Heart-shaped, scaly-looking cherimoyas look a bit reptilian, but the white flesh inside is sweet and buttery. You’ll want to pick a fruit that’s hard and green because, like an avocado, it will ripen quickly once you bring it home. Dig in once it turns soft and bronze-coloured. A single peeled fruit has 60 per cent of your daily vitamin C needs, plus a third of your vitamin B6 intake, which helps brain function and helps your body make mood and sleep-regulating hormones. Traditional Mexican medicine uses the spring fruit to ease anxiety, and one study in the Journal of Ethnopharmacology found an extract from the fruit had an antidepressant-like effect on mice. “Conventional Western research is still up for debate or hasn’t been done, but there’s likely something to it,” says Nolan Cohn.
Fava beans usually start cropping up in markets around late spring. Once you shuck and peel the beans, you’ll find a bright green bean that you can eat raw or cooked. Like other beans, they’re high in fibre (9.2 grams per cup) and vegan-friendly protein (12.9 grams per cup). Plus, one serving dishes up 18 per cent of your daily needs for magnesium, which most Americans don’t get enough of, says Nolan Cohn. “Magnesium is a really important variable in thousands of different chemical or biological reactions going on in our body,” she says. “Even if everything else our body needs to make this reaction is available, if magnesium isn’t available, it won’t be working as efficiently.”

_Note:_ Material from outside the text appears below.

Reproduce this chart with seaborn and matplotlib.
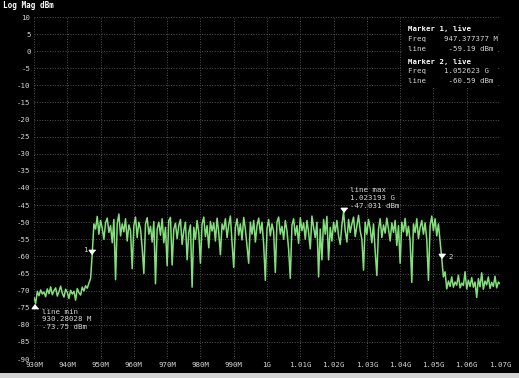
import numpy as np
import pandas as pd
import matplotlib
matplotlib.use("Agg")
import matplotlib.pyplot as plt
from matplotlib.patches import Rectangle
import seaborn as sns

# trace, 0.5 MHz per point from 930 MHz to 1070 MHz
low_band = [-72.0, -73.75, -70.2, -71.5, -69.8, -71.0, -70.4, -71.8, -69.5, -70.9,
            -68.9, -71.2, -70.0, -69.2, -71.6, -70.3, -68.7, -70.8, -71.9, -69.6,
            -70.5, -72.3, -69.9, -71.0, -70.2, -72.8, -69.4, -70.6, -71.3, -69.0,
            -70.1, -68.6, -69.3, -67.8]
rise = [-66.5, -59.2]
main_band = [
    -50.5, -52.0, -48.3, -53.5, -49.5, -51.8, -55.0, -50.2, -48.8, -53.0,
    -51.0, -56.0, -49.2, -66.8, -50.5, -47.6, -54.0, -50.5, -52.8, -49.0,
    -55.5, -50.8, -52.5, -63.6, -51.0, -48.5, -54.5, -50.0, -52.0, -57.5,
    -65.0, -50.5, -48.7, -53.5, -51.2, -55.8, -49.8, -68.0, -52.0, -50.0,
    -53.8, -49.0, -56.0, -51.5, -62.7, -49.5, -48.6, -62.5, -52.0, -50.3,
    -54.8, -51.0, -49.2, -56.5, -52.5, -50.0, -61.0, -53.0, -50.8, -69.0,
    -51.5, -55.0, -49.5, -53.0, -62.0, -50.5, -48.5, -54.2, -51.0, -57.5,
    -49.8, -52.6, -50.2, -55.5, -48.8, -53.0, -59.5, -50.5, -52.2, -49.0,
    -54.5, -50.8, -48.2, -56.0, -63.2, -51.5, -49.0, -53.8, -50.5, -55.2,
    -48.6, -52.0, -57.0, -62.0, -50.0, -53.5, -49.5, -55.8, -51.0, -48.8,
    -53.2, -50.0, -56.5, -67.0, -51.8, -49.2, -54.0, -50.5, -52.8, -64.7,
    -50.0, -48.5, -53.5, -51.2, -55.0, -49.5, -52.5, -58.0, -66.4, -50.8,
    -49.0, -53.8, -51.0, -56.2, -48.7, -52.5, -50.2, -55.0, -49.5, -53.0,
    -57.8, -48.2, -51.5, -54.5, -50.0, -66.0, -52.0, -61.0, -49.2, -53.5,
    -48.3, -61.0, -51.5, -55.5, -50.0, -52.8, -49.5, -54.0, -56.5, -50.8,
    -47.0, -52.5, -55.8, -49.2, -53.0, -50.5, -48.5, -54.2, -51.0, -48.0,
    -52.5, -55.0, -64.0, -50.0, -53.5, -49.2, -51.8, -56.0, -50.5, -58.5,
    -65.6, -52.0, -49.0, -54.5, -50.8, -53.2, -48.8, -52.0, -55.5, -50.2,
    -53.0, -49.5, -56.8, -51.0, -62.0, -50.0, -52.8, -48.9, -54.0, -51.2,
    -55.5, -67.6, -50.5, -53.0, -49.0, -54.8, -51.5, -49.5, -53.5, -50.2,
    -55.0, -67.0, -51.0, -48.2, -52.5, -49.0, -54.0, -50.5, -55.5]
drop = [-60.6, -66.0]
high_band = [-64.5, -69.5, -67.2, -68.8, -66.0, -69.0, -67.5, -68.4, -65.5, -69.2,
             -67.8, -68.5, -64.5, -69.5, -67.0, -68.8, -66.2, -69.0, -67.5, -72.0,
             -66.5, -68.9, -64.8, -69.6, -67.2, -68.3, -66.0, -69.4, -67.6, -68.8,
             -65.8, -69.2, -67.5, -68.0]

level_dbm = low_band + rise + main_band + drop + high_band
freq_mhz = np.linspace(930, 1070, len(level_dbm))

x_ticks = list(range(930, 1071, 10))
x_labels = ["930M", "940M", "950M", "960M", "970M", "980M", "990M", "1G",
            "1.01G", "1.02G", "1.03G", "1.04G", "1.05G", "1.06G", "1.07G"]
y_ticks = list(range(-90, 11, 5))

# markers: (freq MHz, level dBm)
marker1 = (947.377377, -59.19)
marker2 = (1052.623, -60.59)
line_max = (1023.193, -47.031)
line_min = (930.28028, -73.75)

TXT = "#d6d6d6"
TRACE = "#84e07c"
MONO = ["DejaVu Sans Mono"]

sns.set_style("dark", {"axes.facecolor": "black", "figure.facecolor": "black",
                       "grid.color": "#515151", "grid.linestyle": ":",
                       "axes.edgecolor": "black"})
plt.rcParams["font.family"] = MONO

fig = plt.figure(figsize=(5.19, 3.78), dpi=100)
ax = fig.add_axes([34 / 519, 1 - 359 / 378, 466 / 519, 342 / 378])

df = pd.DataFrame({"freq": freq_mhz, "level": level_dbm})
sns.lineplot(data=df, x="freq", y="level", color=TRACE, lw=1.1, ax=ax, zorder=4)

ax.set_xlim(930, 1070)
ax.set_ylim(-90, 10)
ax.set_xticks(x_ticks)
ax.set_xticklabels(x_labels)
ax.set_yticks(y_ticks)
ax.set_yticklabels([str(v) for v in y_ticks])
ax.tick_params(length=0, labelsize=5.3, labelcolor=TXT, pad=2.5)
ax.grid(True, lw=0.7)
for s in ax.spines.values():
    s.set_visible(False)
ax.set_xlabel("")
ax.set_ylabel("")

fig.text(3 / 519, 1 - 6 / 378, "Log Mag dBm", color="white", fontsize=5.5,
         fontweight="bold", va="center", ha="left")

down = [(0, 0), (-1, 1.3), (1, 1.3)]
up = [(0, 0), (-1, -1.3), (1, -1.3)]
mk = dict(color="white", markersize=6, ls="none", zorder=6, clip_on=False)
ax.plot(*marker1, marker=down, **mk)
ax.plot(*marker2, marker=down, **mk)
ax.plot(*line_max, marker=down, **mk)
ax.plot(line_min[0], line_min[1] - 0.3, marker=up, **mk)

fs = 5.3
ax.text(marker1[0] - 1.3, marker1[1] + 1.2, "1", color=TXT, fontsize=fs,
        ha="right", va="center")
ax.text(marker2[0] + 1.8, marker2[1] + 0.3, "2", color=TXT, fontsize=fs,
        ha="left", va="center")
ax.text(line_max[0] + 1.6, -42.9, "line max\n1.023193 G\n-47.031 dBm", color=TXT,
        fontsize=fs, ha="left", va="center", linespacing=1.35, zorder=6)
ax.text(line_min[0] + 2.0, -78.4, "line min\n930.28028 M\n-73.75 dBm", color=TXT,
        fontsize=fs, ha="left", va="center", linespacing=1.35, zorder=6)

# marker readout box
ax.add_patch(Rectangle((1040.8, -10.5), 28.5, 19.8, facecolor="black",
                       edgecolor="none", zorder=3))
box_rows = [(6.5, "Marker 1, live", True),
            (3.5, "Freq    947.377377 M", False),
            (0.6, "line     -59.19 dBm", False),
            (-2.9, "Marker 2, live", True),
            (-5.8, "Freq    1.052623 G", False),
            (-8.6, "line     -60.59 dBm", False)]
for yv, s, bold in box_rows:
    ax.text(1042.3, yv, s, color="white" if bold else TXT, fontsize=fs,
            fontweight="bold" if bold else "normal", ha="left", va="center",
            zorder=6)

fig.patches.append(Rectangle((0, 0), 1, 5 / 378, transform=fig.transFigure,
                             facecolor="#d4d4d4", edgecolor="none"))

fig.savefig("out.png", dpi=100, facecolor="black")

By its leafy appearance, you might think sorrel would taste like grassy spinach, but it actually has a bright, lemony flavour. Add some to mild mixed greens for a bit of zing, or blend it into a creamy soup this spring. One cup packs in more than your daily needs of vitamin A and C to keep your immune system healthy. “It’s high in a nice little variety of antioxidants,” says Nolan Cohn. Sorrel is also loaded with heart-and muscle-healthy potassium, plus iron help to your body deliver oxygen through your body. Check out these other vegetarian iron sources.
You might see stinging nettles at your farmers’ market in late winter, but they’ll stick around until late spring. The name doesn’t lie—the plant’s needles can cause a rash, so handle them with gloves until you cook them. Once you blanch or sauté them, though, you can enjoy their bright taste safely. Swap spinach for nettles and you’ll pack your recipe with even more vitamin K and bone-healthy calcium. Some people even swear nettle tea can soothe allergies and asthma. “Why not try some organic nettle tea that you can brew yourself?” says Nolan Cohn. “It may not cure you, but it certainly likely will not hurt you at all either.”
Snubbed as a weed by many gardeners, purslane’s little leaves make a tasty addition to your kitchen. It’s chock-full of vision-healthy vitamin A and immune-boosting vitamin C. Top your sandwich with the watercress-like leaves instead of your usual lettuce to give your diet a healthy dose of variety. “The more diverse your diet is, the more diverse your gut bacteria is,” says Nolan Cohn. “The more diverse your microbiome is, the healthier you are.”
Sensitive palates might prefer milder, sweeter ramps over onions and garlic, but you can sub them into any recipe that calls for shallots or scallions too. Also known as wild leeks, ramps are high in vitamin A, vitamin C, selenium, and chromium. “Chromium supports weight loss and blood sugar stabilization,” says Nolan Cohn. A chromium weight-loss supplement won’t miraculously speed up your metabolism, but having a well-rounded diet that includes the mineral will help your body keep insulin levels in check.